• [THE EXERCISE]: All of the data should be output character for character, except the pictures.

• [RAW DATA]:
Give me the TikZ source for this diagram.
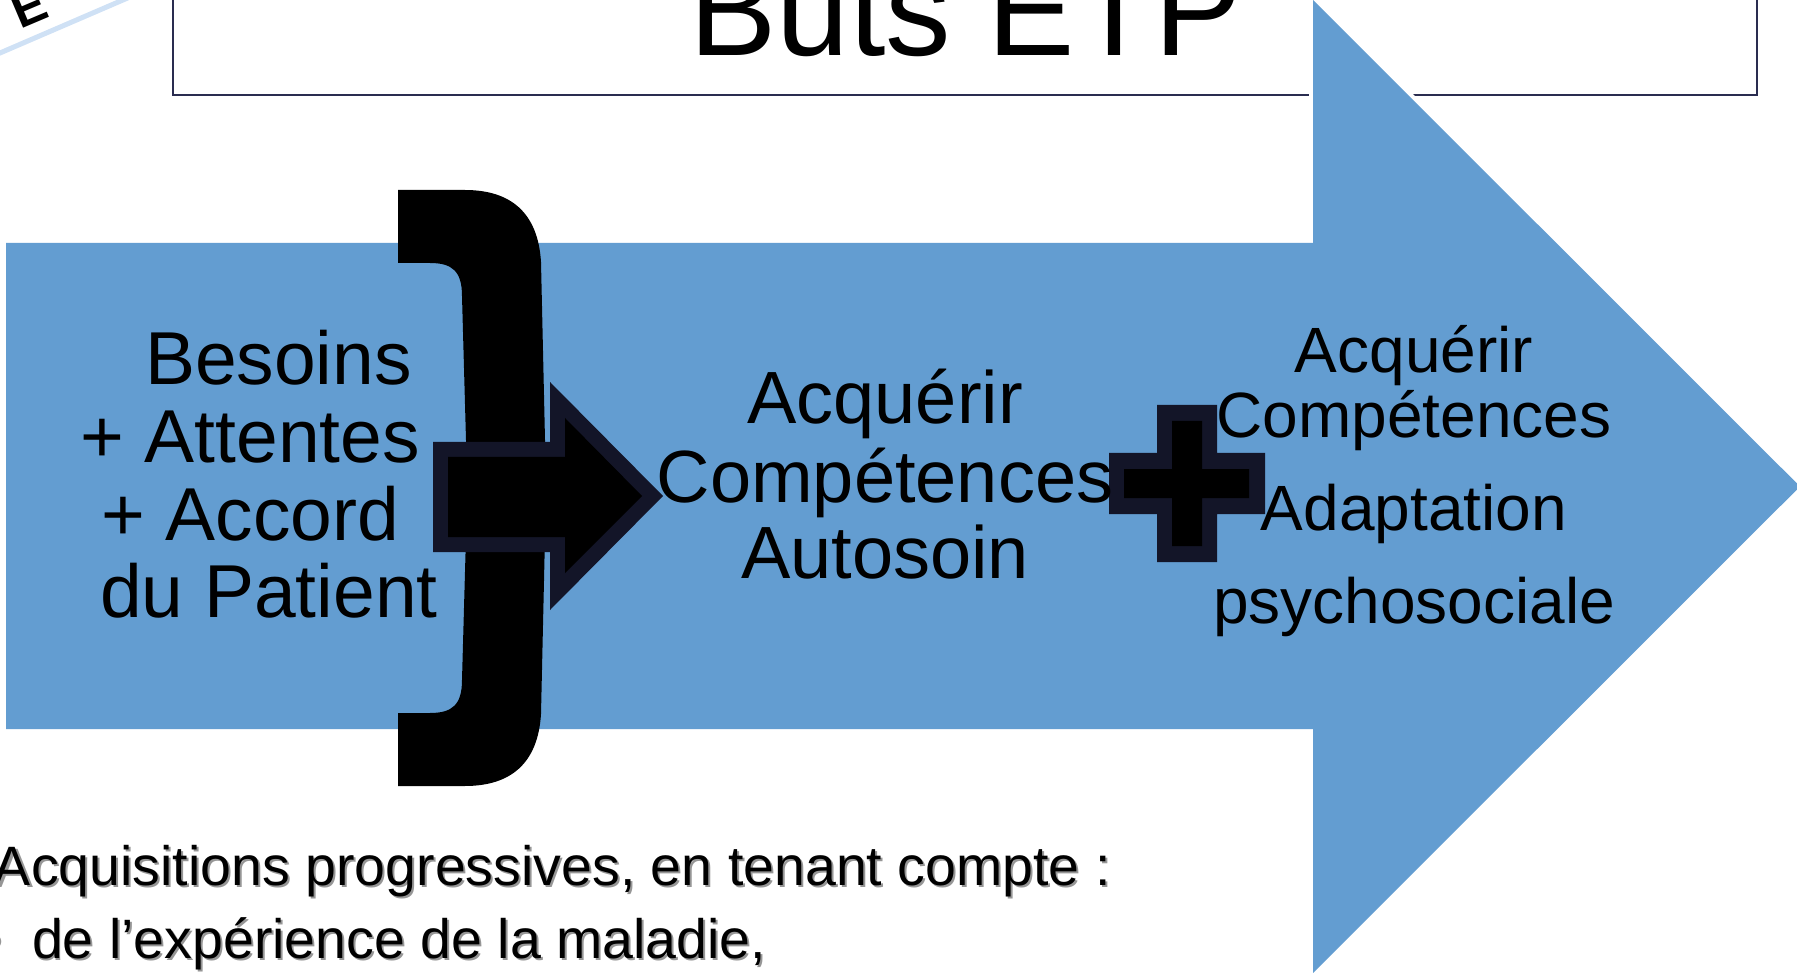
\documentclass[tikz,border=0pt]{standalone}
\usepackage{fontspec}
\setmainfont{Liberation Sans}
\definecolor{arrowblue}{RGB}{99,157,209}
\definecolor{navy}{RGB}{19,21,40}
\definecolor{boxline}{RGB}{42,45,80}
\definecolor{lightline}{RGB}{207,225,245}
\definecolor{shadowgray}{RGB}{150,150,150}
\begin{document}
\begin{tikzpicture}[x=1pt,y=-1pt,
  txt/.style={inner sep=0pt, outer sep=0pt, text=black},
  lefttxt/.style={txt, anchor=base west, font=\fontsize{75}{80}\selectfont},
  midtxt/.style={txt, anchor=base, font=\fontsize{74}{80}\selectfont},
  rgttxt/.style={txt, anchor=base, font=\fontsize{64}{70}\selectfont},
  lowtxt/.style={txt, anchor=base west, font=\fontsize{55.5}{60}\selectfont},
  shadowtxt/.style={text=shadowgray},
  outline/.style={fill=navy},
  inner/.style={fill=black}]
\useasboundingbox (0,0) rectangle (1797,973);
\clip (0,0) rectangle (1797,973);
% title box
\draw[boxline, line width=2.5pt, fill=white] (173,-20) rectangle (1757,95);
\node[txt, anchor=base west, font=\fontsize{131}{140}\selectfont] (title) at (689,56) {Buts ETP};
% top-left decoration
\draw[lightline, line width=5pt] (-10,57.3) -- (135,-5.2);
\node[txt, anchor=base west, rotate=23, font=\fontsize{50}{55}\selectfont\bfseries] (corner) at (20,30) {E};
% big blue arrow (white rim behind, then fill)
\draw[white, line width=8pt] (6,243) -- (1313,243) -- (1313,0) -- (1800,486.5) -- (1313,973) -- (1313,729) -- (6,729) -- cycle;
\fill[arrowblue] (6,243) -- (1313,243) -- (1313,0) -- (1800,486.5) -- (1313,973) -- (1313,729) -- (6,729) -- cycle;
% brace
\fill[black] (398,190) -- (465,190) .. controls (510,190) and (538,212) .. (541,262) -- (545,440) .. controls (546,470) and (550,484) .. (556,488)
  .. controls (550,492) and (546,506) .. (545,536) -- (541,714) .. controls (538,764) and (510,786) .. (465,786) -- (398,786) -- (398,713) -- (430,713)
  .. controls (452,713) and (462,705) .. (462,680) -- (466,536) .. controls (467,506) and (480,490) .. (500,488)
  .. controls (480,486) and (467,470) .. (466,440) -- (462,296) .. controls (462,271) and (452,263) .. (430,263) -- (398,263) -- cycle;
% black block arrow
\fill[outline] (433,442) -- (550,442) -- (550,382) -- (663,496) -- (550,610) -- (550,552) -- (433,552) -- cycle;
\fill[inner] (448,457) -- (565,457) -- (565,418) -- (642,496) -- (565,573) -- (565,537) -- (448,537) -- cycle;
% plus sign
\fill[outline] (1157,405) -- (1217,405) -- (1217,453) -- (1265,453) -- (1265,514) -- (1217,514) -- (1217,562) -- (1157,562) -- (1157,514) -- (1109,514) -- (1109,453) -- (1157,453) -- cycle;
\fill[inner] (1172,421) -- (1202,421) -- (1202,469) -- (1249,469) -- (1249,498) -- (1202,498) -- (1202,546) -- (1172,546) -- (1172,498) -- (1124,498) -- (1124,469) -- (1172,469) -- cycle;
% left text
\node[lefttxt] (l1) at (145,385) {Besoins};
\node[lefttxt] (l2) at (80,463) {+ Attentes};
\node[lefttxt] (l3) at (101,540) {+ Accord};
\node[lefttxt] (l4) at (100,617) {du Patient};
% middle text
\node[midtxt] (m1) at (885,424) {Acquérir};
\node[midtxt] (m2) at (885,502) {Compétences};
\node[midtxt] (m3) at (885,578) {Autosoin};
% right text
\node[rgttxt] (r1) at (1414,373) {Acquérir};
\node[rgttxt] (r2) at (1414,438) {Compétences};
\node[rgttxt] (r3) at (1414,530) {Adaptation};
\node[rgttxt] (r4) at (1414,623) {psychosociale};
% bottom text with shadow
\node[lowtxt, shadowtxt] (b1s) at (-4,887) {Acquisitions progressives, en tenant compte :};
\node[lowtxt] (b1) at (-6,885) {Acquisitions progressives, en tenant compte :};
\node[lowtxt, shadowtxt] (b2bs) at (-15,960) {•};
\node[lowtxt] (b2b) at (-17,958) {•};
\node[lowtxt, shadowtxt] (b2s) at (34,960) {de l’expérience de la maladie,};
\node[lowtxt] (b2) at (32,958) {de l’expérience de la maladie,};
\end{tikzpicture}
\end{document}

• [SOLVED EXERCISE]:
Give me the TikZ source for this diagram.
\documentclass[tikz,border=0pt]{standalone}
\usepackage{fontspec}
\setmainfont{Liberation Sans}
\definecolor{arrowblue}{RGB}{99,157,209}
\definecolor{navy}{RGB}{19,21,40}
\definecolor{boxline}{RGB}{42,45,80}
\definecolor{lightline}{RGB}{207,225,245}
\definecolor{shadowgray}{RGB}{150,150,150}
\begin{document}
\begin{tikzpicture}[x=1pt,y=-1pt,
  txt/.style={inner sep=0pt, outer sep=0pt, text=black},
  lefttxt/.style={txt, anchor=base west, font=\fontsize{75}{80}\selectfont},
  midtxt/.style={txt, anchor=base, font=\fontsize{74}{80}\selectfont},
  rgttxt/.style={txt, anchor=base, font=\fontsize{64}{70}\selectfont},
  lowtxt/.style={txt, anchor=base west, font=\fontsize{55.5}{60}\selectfont},
  shadowtxt/.style={text=shadowgray},
  outline/.style={fill=navy},
  inner/.style={fill=black}]
\useasboundingbox (0,0) rectangle (1797,973);
\clip (0,0) rectangle (1797,973);
% title box
\draw[boxline, line width=2.5pt, fill=white] (173,-20) rectangle (1757,95);
\node[txt, anchor=base west, font=\fontsize{131}{140}\selectfont] (title) at (689,56) {Buts ETP};
% top-left decoration
\draw[lightline, line width=5pt] (-10,57.3) -- (135,-5.2);
\node[txt, anchor=base west, rotate=23, font=\fontsize{50}{55}\selectfont\bfseries] (corner) at (20,30) {E};
% big blue arrow (white rim behind, then fill)
\draw[white, line width=8pt] (6,243) -- (1313,243) -- (1313,0) -- (1800,486.5) -- (1313,973) -- (1313,729) -- (6,729) -- cycle;
\fill[arrowblue] (6,243) -- (1313,243) -- (1313,0) -- (1800,486.5) -- (1313,973) -- (1313,729) -- (6,729) -- cycle;
% brace
\fill[black] (398,190) -- (465,190) .. controls (510,190) and (538,212) .. (541,262) -- (545,440) .. controls (546,470) and (550,484) .. (556,488)
  .. controls (550,492) and (546,506) .. (545,536) -- (541,714) .. controls (538,764) and (510,786) .. (465,786) -- (398,786) -- (398,713) -- (430,713)
  .. controls (452,713) and (462,705) .. (462,680) -- (466,536) .. controls (467,506) and (480,490) .. (500,488)
  .. controls (480,486) and (467,470) .. (466,440) -- (462,296) .. controls (462,271) and (452,263) .. (430,263) -- (398,263) -- cycle;
% black block arrow
\fill[outline] (433,442) -- (550,442) -- (550,382) -- (663,496) -- (550,610) -- (550,552) -- (433,552) -- cycle;
\fill[inner] (448,457) -- (565,457) -- (565,418) -- (642,496) -- (565,573) -- (565,537) -- (448,537) -- cycle;
% plus sign
\fill[outline] (1157,405) -- (1217,405) -- (1217,453) -- (1265,453) -- (1265,514) -- (1217,514) -- (1217,562) -- (1157,562) -- (1157,514) -- (1109,514) -- (1109,453) -- (1157,453) -- cycle;
\fill[inner] (1172,421) -- (1202,421) -- (1202,469) -- (1249,469) -- (1249,498) -- (1202,498) -- (1202,546) -- (1172,546) -- (1172,498) -- (1124,498) -- (1124,469) -- (1172,469) -- cycle;
% left text
\node[lefttxt] (l1) at (145,385) {Besoins};
\node[lefttxt] (l2) at (80,463) {+ Attentes};
\node[lefttxt] (l3) at (101,540) {+ Accord};
\node[lefttxt] (l4) at (100,617) {du Patient};
% middle text
\node[midtxt] (m1) at (885,424) {Acquérir};
\node[midtxt] (m2) at (885,502) {Compétences};
\node[midtxt] (m3) at (885,578) {Autosoin};
% right text
\node[rgttxt] (r1) at (1414,373) {Acquérir};
\node[rgttxt] (r2) at (1414,438) {Compétences};
\node[rgttxt] (r3) at (1414,530) {Adaptation};
\node[rgttxt] (r4) at (1414,623) {psychosociale};
% bottom text with shadow
\node[lowtxt, shadowtxt] (b1s) at (-4,887) {Acquisitions progressives, en tenant compte :};
\node[lowtxt] (b1) at (-6,885) {Acquisitions progressives, en tenant compte :};
\node[lowtxt, shadowtxt] (b2bs) at (-15,960) {•};
\node[lowtxt] (b2b) at (-17,958) {•};
\node[lowtxt, shadowtxt] (b2s) at (34,960) {de l’expérience de la maladie,};
\node[lowtxt] (b2) at (32,958) {de l’expérience de la maladie,};
\end{tikzpicture}
\end{document}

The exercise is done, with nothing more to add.